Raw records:
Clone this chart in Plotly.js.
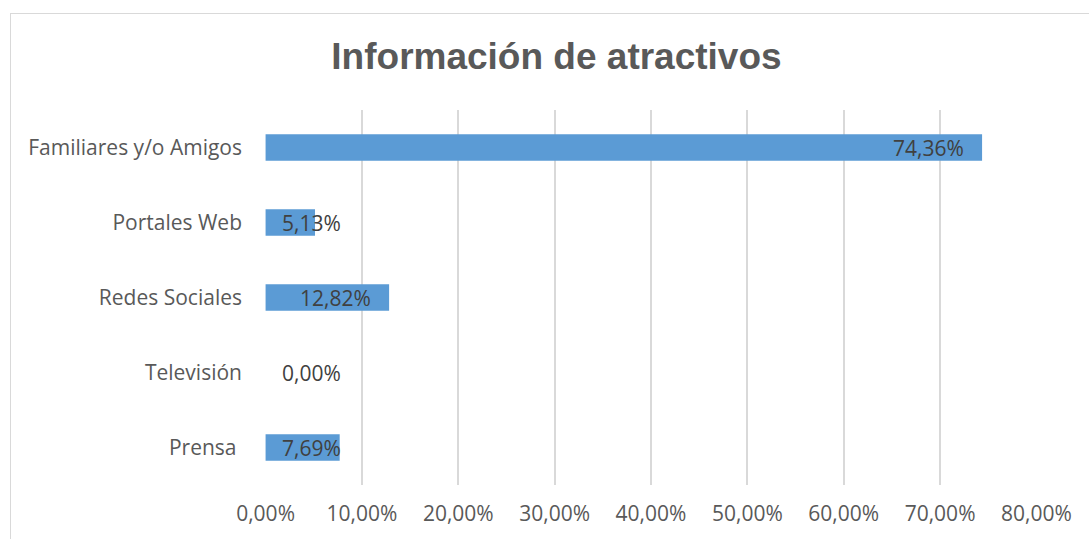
<!DOCTYPE html>
<html>
<head>
<meta charset="utf-8">
<script src="https://cdn.plot.ly/plotly-3.0.1.min.js"></script>
<style>
  html, body { margin: 0; padding: 0; background: #fff; overflow: hidden; }
  #frame { position: absolute; left: 10px; top: 13px; width: 1200px; height: 700px;
           border-left: 1px solid #d9d9d9; border-top: 1px solid #d9d9d9; pointer-events: none; }
  #chart { position: absolute; left: 0; top: 0; width: 1089px; height: 539px; }
</style>
</head>
<body>
<div id="chart"></div>
<div id="frame"></div>
<script>
// Información de atractivos - horizontal bar chart
const categories = ['Familiares y/o Amigos', 'Portales Web', 'Redes Sociales', 'Televisión', 'Prensa\u00a0'];
const values = [74.36, 5.13, 12.82, 0.00, 7.69];
const tickValues = [0, 10, 20, 30, 40, 50, 60, 70, 80];

const fmt = v => v.toFixed(2).replace('.', ',') + '%';

// Excel-style "inside end" labels; short bars get the label pushed to the start
const labels = categories.map((c, i) => {
  const small = values[i] < 10;
  return {
    x: small ? 0 : values[i],
    y: c,
    xref: 'x', yref: 'y',
    text: fmt(values[i]),
    showarrow: false,
    xanchor: small ? 'left' : 'right',
    xshift: small ? 14 : -16,
    font: { family: 'Open Sans', size: 21, color: '#404040' }
  };
});

const traces = [{
  type: 'bar',
  orientation: 'h',
  x: values,
  y: categories,
  marker: { color: '#5b9bd5' },
  hoverinfo: 'skip'
}];

Plotly.newPlot('chart', traces, {
  width: 1089,
  height: 539,
  margin: { l: 265, r: 52, t: 110, b: 54 },
  paper_bgcolor: 'rgba(0,0,0,0)',
  plot_bgcolor: 'rgba(0,0,0,0)',
  bargap: 0.647,
  showlegend: false,
  title: {
    text: '<b>Información de atractivos</b>',
    font: { family: 'Liberation Sans', size: 37, color: '#595959' },
    xref: 'container', x: 0.511, xanchor: 'center',
    yref: 'container', y: 0.896, yanchor: 'middle'
  },
  xaxis: {
    range: [-0.06, 80.06],
    tickvals: tickValues,
    ticktext: tickValues.map(fmt),
    showgrid: true,
    gridcolor: '#d9d9d9',
    gridwidth: 2,
    zeroline: false,
    showline: false,
    ticks: '',
    ticklabelstandoff: 14,
    tickfont: { family: 'Open Sans', size: 21, color: '#595959' },
    fixedrange: true
  },
  yaxis: {
    categoryorder: 'array',
    categoryarray: categories.slice().reverse(),
    showgrid: false,
    zeroline: false,
    showline: false,
    ticks: '',
    ticklabelstandoff: 22,
    tickfont: { family: 'Open Sans', size: 21, color: '#595959' },
    fixedrange: true
  },
  annotations: labels
}, { displayModeBar: false, staticPlot: true });
</script>
</body>
</html>
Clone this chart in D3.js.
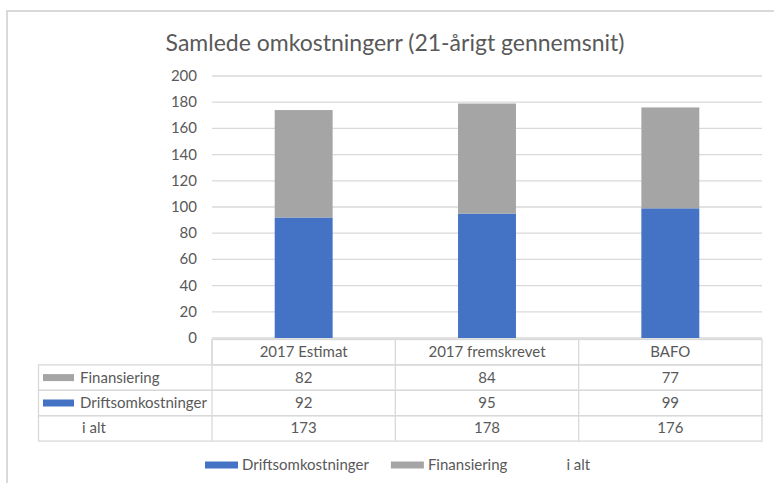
<!DOCTYPE html>
<html>
<meta charset="utf-8">
<style>
body { margin: 0; background: #fff; }
text { font-family: Lato, "Open Sans", sans-serif; fill: #595959; }
</style>
<script src="https://d3js.org/d3.v7.min.js"></script>
<body>
<div id="chart"></div>
<script>
// data
var categories = ["2017 Estimat", "2017 fremskrevet", "BAFO"];
var drift = [92, 95, 99];        // Driftsomkostninger
var finans = [82, 84, 77];       // Finansiering
var total = [173, 178, 176];     // i alt
var yTicks = [0, 20, 40, 60, 80, 100, 120, 140, 160, 180, 200];

var width = 774, height = 483;
var blue = "#4472C4", grey = "#A5A5A5", line = "#D9D9D9";
var fs = "15px";

var svg = d3.select("#chart").append("svg")
    .attr("width", width)
    .attr("height", height);

// chart frame (runs off the right and bottom edge)
svg.append("rect")
    .attr("x", 7).attr("y", 11)
    .attr("width", 800).attr("height", 520)
    .attr("fill", "none")
    .attr("stroke", line)
    .attr("stroke-width", 2);

svg.append("text")
    .attr("x", 395).attr("y", 51)
    .attr("text-anchor", "middle")
    .style("font-size", "23px")
    .text("Samlede omkostningerr (21-årigt gennemsnit)");

var x = d3.scaleBand().domain(categories).range([212, 762]);
var y = d3.scaleLinear().domain([0, 200]).range([338, 76]);

// gridlines + y labels
svg.append("g").selectAll("line")
    .data(yTicks).enter().append("line")
    .attr("x1", 212).attr("x2", 762)
    .attr("y1", d => y(d)).attr("y2", d => y(d))
    .attr("stroke", line).attr("stroke-width", 1.3);

svg.append("g").selectAll("text")
    .data(yTicks).enter().append("text")
    .attr("x", 197).attr("y", d => y(d) + 5)
    .attr("text-anchor", "end")
    .style("font-size", fs)
    .text(d => d);

// stacked bars
var barW = x.bandwidth() * 0.316;
var rows = categories.map((c, i) => ({ cat: c, drift: drift[i], finans: finans[i] }));
var stack = d3.stack().keys(["drift", "finans"])(rows);
var colors = { drift: blue, finans: grey };

svg.append("g").selectAll("g")
    .data(stack).enter().append("g")
    .attr("fill", d => colors[d.key])
    .selectAll("rect")
    .data(d => d).enter().append("rect")
    .attr("x", d => x(d.data.cat) + (x.bandwidth() - barW) / 2)
    .attr("width", barW)
    .attr("y", d => y(d[1]))
    .attr("height", d => y(d[0]) - y(d[1]));

// data table
var rowH = 25.4, tableTop = 339.5, left = 38.5;
var tableRows = [
    { name: "Finansiering", color: grey, vals: finans },
    { name: "Driftsomkostninger", color: blue, vals: drift },
    { name: "i alt", color: null, vals: total }
];
var tg = svg.append("g");

// header row
tg.append("rect")
    .attr("x", 212).attr("y", tableTop)
    .attr("width", 550).attr("height", rowH)
    .attr("fill", "none").attr("stroke", line).attr("stroke-width", 1.3);
tg.selectAll(".hd")
    .data(categories).enter().append("text")
    .attr("x", d => x(d) + x.bandwidth() / 2)
    .attr("y", tableTop + rowH / 2 + 5)
    .attr("text-anchor", "middle")
    .style("font-size", fs)
    .text(d => d);

// body rows
tableRows.forEach(function (r, i) {
    var ry = tableTop + rowH * (i + 1);
    tg.append("rect")
        .attr("x", left).attr("y", ry)
        .attr("width", 762 - left).attr("height", rowH)
        .attr("fill", "none").attr("stroke", line).attr("stroke-width", 1.3);
    if (r.color) {
        tg.append("rect")
            .attr("x", 43).attr("y", ry + rowH / 2 - 3.5)
            .attr("width", 31).attr("height", 7)
            .attr("fill", r.color);
    }
    tg.append("text")
        .attr("x", r.color ? 80 : 82).attr("y", ry + rowH / 2 + 5)
        .style("font-size", fs)
        .text(r.name);
    tg.selectAll(null)
        .data(r.vals).enter().append("text")
        .attr("x", (d, j) => x(categories[j]) + x.bandwidth() / 2)
        .attr("y", ry + rowH / 2 + 5)
        .attr("text-anchor", "middle")
        .style("font-size", fs)
        .text(d => d);
});
// column dividers
tg.selectAll(".cd")
    .data(categories).enter().append("line")
    .attr("x1", d => x(d)).attr("x2", d => x(d))
    .attr("y1", tableTop).attr("y2", tableTop + rowH * 4)
    .attr("stroke", line).attr("stroke-width", 1.3);

// legend
var legend = [
    { name: "Driftsomkostninger", color: blue },
    { name: "Finansiering", color: grey },
    { name: "i alt", color: null }
];
var lx = 205, ly = 465;
legend.forEach(function (l) {
    if (l.color) {
        svg.append("rect")
            .attr("x", lx).attr("y", ly - 3.5)
            .attr("width", 33).attr("height", 7)
            .attr("fill", l.color);
    }
    var t = svg.append("text")
        .attr("x", lx + 37).attr("y", ly + 5)
        .style("font-size", fs)
        .text(l.name);
    lx += 37 + t.node().getComputedTextLength() + 22;
});
</script>
</body>
</html>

Prompt: Copy the records above exactly, from the first line through the line containing "const fmt = v", and leave out the pictures.

Written reply:
Clone this chart in Plotly.js.
<!DOCTYPE html>
<html>
<head>
<meta charset="utf-8">
<script src="https://cdn.plot.ly/plotly-3.0.1.min.js"></script>
<style>
  html, body { margin: 0; padding: 0; background: #fff; overflow: hidden; }
  #frame { position: absolute; left: 10px; top: 13px; width: 1200px; height: 700px;
           border-left: 1px solid #d9d9d9; border-top: 1px solid #d9d9d9; pointer-events: none; }
  #chart { position: absolute; left: 0; top: 0; width: 1089px; height: 539px; }
</style>
</head>
<body>
<div id="chart"></div>
<div id="frame"></div>
<script>
// Información de atractivos - horizontal bar chart
const categories = ['Familiares y/o Amigos', 'Portales Web', 'Redes Sociales', 'Televisión', 'Prensa\u00a0'];
const values = [74.36, 5.13, 12.82, 0.00, 7.69];
const tickValues = [0, 10, 20, 30, 40, 50, 60, 70, 80];

const fmt = v => v.toFixed(2).replace('.', ',') + '%';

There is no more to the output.